- Provided data:
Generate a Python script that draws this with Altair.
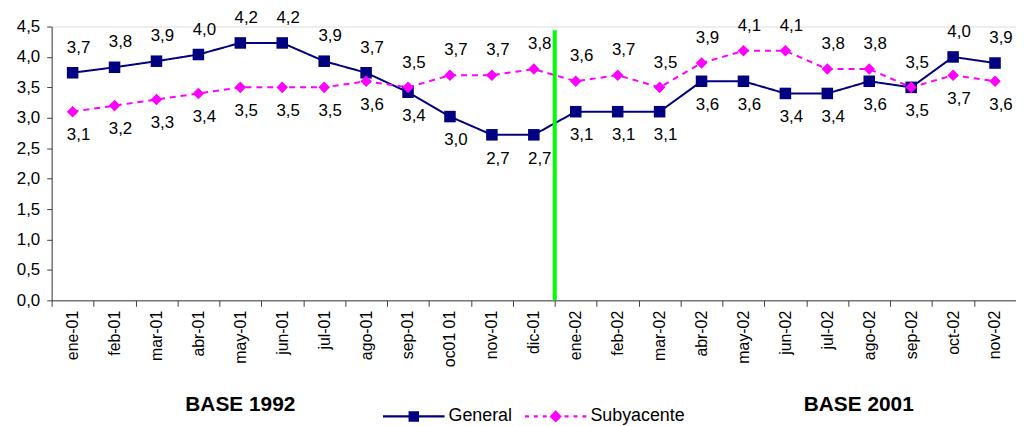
import altair as alt
import pandas as pd

months = ["ene-01", "feb-01", "mar-01", "abr-01", "may-01", "jun-01", "jul-01",
          "ago-01", "sep-01", "oc01 01", "nov-01", "dic-01", "ene-02", "feb-02",
          "mar-02", "abr-02", "may-02", "jun-02", "jul-02", "ago-02", "sep-02",
          "oct-02", "nov-02"]
general = [3.74, 3.83, 3.93, 4.04, 4.23, 4.23, 3.93, 3.74, 3.42, 3.02, 2.72, 2.72,
           3.1, 3.1, 3.1, 3.6, 3.6, 3.4, 3.4, 3.6, 3.5, 4.0, 3.9]
subyacente = [3.1, 3.2, 3.3, 3.4, 3.5, 3.5, 3.5, 3.6, 3.5, 3.7, 3.7, 3.8,
              3.6, 3.7, 3.5, 3.9, 4.1, 4.1, 3.8, 3.8, 3.5, 3.7, 3.6]
series_names = ["General", "Subyacente"]
series_colors = ["#000080", "#FF00FF"]
y_ticks = [0, 0.5, 1.0, 1.5, 2.0, 2.5, 3.0, 3.5, 4.0, 4.5]
base_labels = ["BASE 1992", "BASE 2001"]
divider_month = ["ene-02"]
divider_to = [4.44]

rows = []
for i, m in enumerate(months):
    rows.append({"mes": m, "serie": "General", "valor": general[i], "otro": subyacente[i]})
    rows.append({"mes": m, "serie": "Subyacente", "valor": subyacente[i], "otro": general[i]})
df = pd.DataFrame(rows)

FONT = "Liberation Sans"
W, H = 972, 276

xscale = alt.Scale(type="band", domain=months, paddingInner=0, paddingOuter=0)
yscale = alt.Scale(domain=[0, 4.5], nice=False, zero=True)

xaxis = alt.Axis(labelAngle=-90, labelFontSize=16, labelColor="black",
                 labelFont=FONT, tickBand="extent", tickSize=6,
                 tickColor="#404040", domainColor="#404040",
                 labelPadding=4, grid=False, title=None)
yaxis = alt.Axis(values=y_ticks, labelExpr="replace(format(datum.value, '.1f'), '.', ',')",
                 labelFontSize=17, labelColor="black", labelFont=FONT, labelOverlap=False,
                 tickSize=5, tickColor="#404040", domainColor="#404040",
                 labelPadding=7, grid=False, title=None)

X = alt.X("mes:N", scale=xscale, bandPosition=0.5, axis=xaxis)
Y = alt.Y("valor:Q", scale=yscale, axis=yaxis)

color = alt.Color("serie:N", scale=alt.Scale(domain=series_names, range=series_colors), legend=None)

base = alt.Chart(df)

lines = base.mark_line(strokeWidth=2).encode(
    x=X, y=Y, color=color,
    strokeDash=alt.StrokeDash("serie:N", scale=alt.Scale(domain=series_names, range=[[1, 0], [6, 5]]),
                              legend=None),
)

points = base.mark_point(filled=True, size=135, opacity=1).encode(
    x=X, y=Y, color=color,
    shape=alt.Shape("serie:N", scale=alt.Scale(domain=series_names, range=["square", "diamond"]),
                    legend=None),
)

cond = ("(datum.serie == 'General' && datum.valor > datum.otro) || "
        "(datum.serie == 'Subyacente' && datum.valor >= datum.otro)")
lbl = "replace(format(datum.valor, '.1f'), '.', ',')"

labels_above = base.transform_filter(cond).transform_calculate(lbl=lbl).mark_text(
    dy=-25, dx=6, fontSize=17, font=FONT, color="black"
).encode(x=X, y=Y, text="lbl:N")

labels_below = base.transform_filter("!(" + cond + ")").transform_calculate(lbl=lbl).mark_text(
    dy=24, dx=6, fontSize=17, font=FONT, color="black"
).encode(x=X, y=Y, text="lbl:N")

rule_df = pd.DataFrame({"mes": divider_month, "hasta": divider_to})
rule = alt.Chart(rule_df).mark_rule(color="#00FF00", strokeWidth=4, strokeCap="butt").encode(
    x=alt.X("mes:N", scale=xscale, bandPosition=0, axis=xaxis),
    y=alt.Y("hasta:Q", scale=yscale, axis=yaxis),
    y2=alt.value(H),
)

base92 = alt.Chart(pd.DataFrame({"mes": ["may-01"], "t": [base_labels[0]]})).mark_text(
    fontSize=21, fontWeight="bold", font=FONT, color="black"
).encode(x=alt.X("mes:N", scale=xscale, bandPosition=0.5, axis=xaxis), y=alt.value(H + 106), text="t:N")

base01 = alt.Chart(pd.DataFrame({"mes": ["ago-02"], "t": [base_labels[1]]})).mark_text(
    fontSize=21, fontWeight="bold", font=FONT, color="black"
).encode(x=alt.X("mes:N", scale=xscale, bandPosition=0.25, axis=xaxis), y=alt.value(H + 106), text="t:N")

path_gen = "M-1,-0.035H1V0.035H-1Z M-0.17,-0.17H0.17V0.17H-0.17Z"
path_sub = ("M-1,-0.035H-0.87V0.035H-1Z M-0.71,-0.035H-0.58V0.035H-0.71Z "
            "M-0.42,-0.035H-0.29V0.035H-0.42Z M0.29,-0.035H0.42V0.035H0.29Z "
            "M0.58,-0.035H0.71V0.035H0.58Z M0.87,-0.035H1V0.035H0.87Z "
            "M-0.2,0L0,-0.2L0.2,0L0,0.2Z")

leg = alt.Legend(orient="none", legendX=334, legendY=362, direction="horizontal", title=None,
                 symbolSize=3844, labelFontSize=18, labelFont=FONT, labelColor="black",
                 labelOffset=4, columnPadding=12, symbolStrokeWidth=0)

legend_layer = base.transform_filter("false").mark_point(filled=True, opacity=1).encode(
    x=X, y=Y,
    color=alt.Color("serie:N", scale=alt.Scale(domain=series_names, range=series_colors), legend=leg),
    shape=alt.Shape("serie:N", scale=alt.Scale(domain=series_names, range=[path_gen, path_sub]), legend=leg),
)

chart = alt.layer(lines, points, labels_above, labels_below, base92, base01, legend_layer, rule).resolve_scale(
    color="independent", shape="independent"
).properties(
    width=W, height=H,
    autosize=alt.AutoSizeParams(type="none"),
    padding={"left": 44, "top": 17, "right": 0, "bottom": 125},
).configure_view(strokeWidth=0).configure(font=FONT)

chart.save("out.html", embed_options={"renderer": "svg", "actions": False})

- Work to do:
Repeat exactly and only the lines from the start of the data above through the line that holds "divider_to = [4.44]", inclusive. Pictures do not belong in the copy.

- Task result:
Generate a Python script that draws this with Altair.
import altair as alt
import pandas as pd

months = ["ene-01", "feb-01", "mar-01", "abr-01", "may-01", "jun-01", "jul-01",
          "ago-01", "sep-01", "oc01 01", "nov-01", "dic-01", "ene-02", "feb-02",
          "mar-02", "abr-02", "may-02", "jun-02", "jul-02", "ago-02", "sep-02",
          "oct-02", "nov-02"]
general = [3.74, 3.83, 3.93, 4.04, 4.23, 4.23, 3.93, 3.74, 3.42, 3.02, 2.72, 2.72,
           3.1, 3.1, 3.1, 3.6, 3.6, 3.4, 3.4, 3.6, 3.5, 4.0, 3.9]
subyacente = [3.1, 3.2, 3.3, 3.4, 3.5, 3.5, 3.5, 3.6, 3.5, 3.7, 3.7, 3.8,
              3.6, 3.7, 3.5, 3.9, 4.1, 4.1, 3.8, 3.8, 3.5, 3.7, 3.6]
series_names = ["General", "Subyacente"]
series_colors = ["#000080", "#FF00FF"]
y_ticks = [0, 0.5, 1.0, 1.5, 2.0, 2.5, 3.0, 3.5, 4.0, 4.5]
base_labels = ["BASE 1992", "BASE 2001"]
divider_month = ["ene-02"]
divider_to = [4.44]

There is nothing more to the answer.